Working exclusively with used books (unless a commission warrants otherwise), Salazar has created a series of word sculptures (featuring inspirational words such as “Dream”, “Read”, “Faith” and “Love”) through painstaking hand cutting and origami folding. Salazar is a completely self-taught artist, and at first glance his work appears to be laser cut — like artist Scott Campbell’s stacks of dollar bills — but in reality each piece takes up to two weeks to intricately fold by hand. He often plays with the title of the book, such as carving a recycle symbol in a book called “A World without Trees.”

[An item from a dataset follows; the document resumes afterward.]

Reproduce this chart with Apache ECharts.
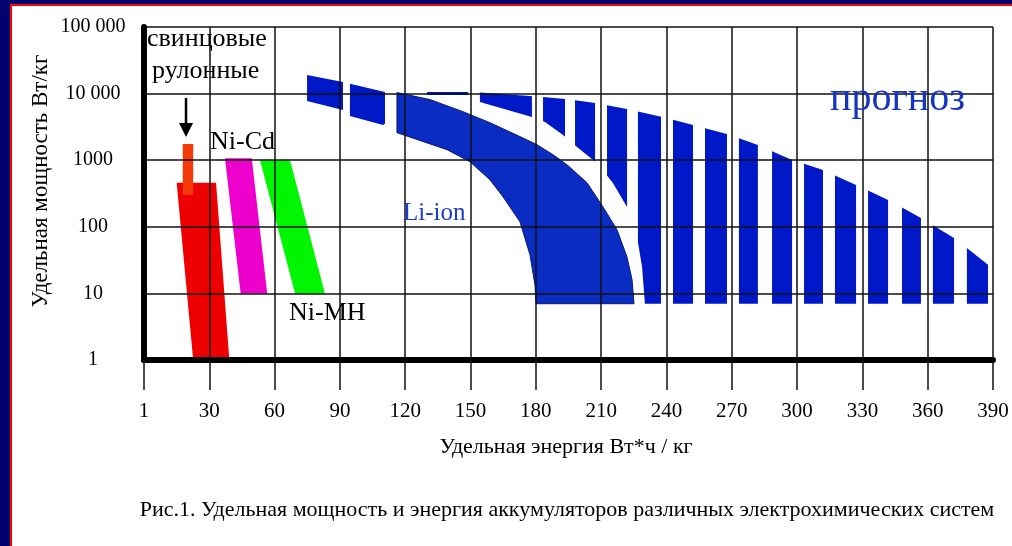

The pieces are meant to evoke promise and inspiration. Salazar himself has taken his inspiration for his sculptures from the kitschy DIY Christmas trees made from Reader’s Digest journals in the 1960s, which were folded into a cone shape then sprayed silver or green with spray paint. Applying good old arithmetic and his trusty exacto knife, he is able to produce complex styles and fonts.
Aside from the creative outlet, Salazar is fully conscious of reducing landfill waste and recycling when creating art. He hopes that his sculptures show the world that even “art can contribute to reducing waste.”
WHY DOES THIS MATTER?
Isaac Salazar’s beautifully-crafted pieces recycle outdated textbooks into breathtaking works of art.